8) Au vu de ce qui précède, le recours sera partiellement admis.

9) Vu la nature et l’issue du litige, aucun émolument ne sera perçu (art. 87 al. 1 LPA ; art. 12 al. 1 du règlement sur les frais, émoluments et indemnités en procédure administrative du 30 juillet 1986 - RFPA - E 5 10.03).

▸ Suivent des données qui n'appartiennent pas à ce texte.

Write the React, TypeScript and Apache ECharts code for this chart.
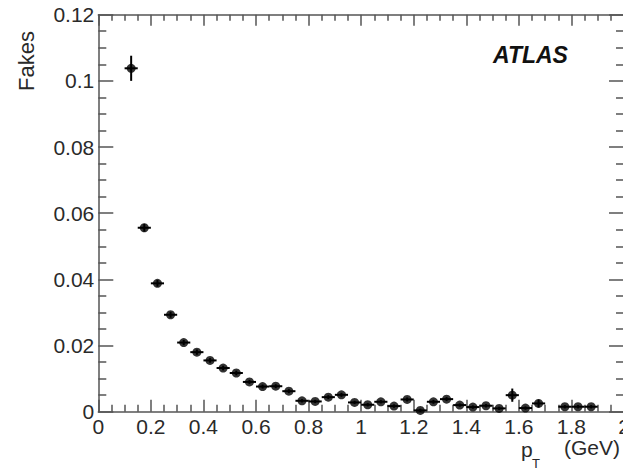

Dès lors qu’il y a conclu, une indemnité de procédure de CHF 700.- sera allouée au recourant, à la charge de l’État de Genève (art. 87 al. 2 LPA).

 

* * * * *

PAR CES MOTIFS
LA CHAMBRE ADMINISTRATIVE

à la forme :

déclare recevable le recours interjeté le 11 décembre 2015 par Monsieur A______ contre la décision du directeur de la prison de Champ-Dollon du 14 novembre 2015 ;

au fond :

l’admet partiellement ;

constate que la sanction disciplinaire du 14 novembre 2015 est illicite dans sa durée au sens des considérants ;

dit qu’il n’est pas perçu d’émolument ;

alloue à Monsieur A______ une indemnité de procédure de CHF 700.-, à la charge de l’État de Genève ;

dit que conformément aux art. 78 et ss de la loi fédérale sur le Tribunal fédéral du 17 juin 2005 (LTF - RS 173.110), le présent arrêt peut être porté dans les trente jours qui suivent sa notification par-devant le Tribunal fédéral, par la voie du recours en matière pénale ; le mémoire de recours doit indiquer les conclusions, motifs et moyens de preuve et porter la signature du recourant ou de son mandataire ; il doit être adressé au Tribunal fédéral, 1000 Lausanne 14, par voie postale ou par voie électronique aux conditions de l’art. 42 LTF. Le présent arrêt et les pièces en possession du recourant, invoquées comme moyens de preuve, doivent être joints à l’envoi ;

communique le présent arrêt à Me Pierre Bayenet, avocat du recourant, ainsi qu'à la prison de Champ-Dollon.

Siégeants : M. Verniory, président, M. Thélin, Mme Payot Zen-Ruffinen, juges.

Au nom de la chambre administrative :

le greffier-juriste :

 

 

F. Scheffre

 

le président siégeant :

 

 

J.-M. Verniory

Copie conforme de cet arrêt a été communiquée aux parties.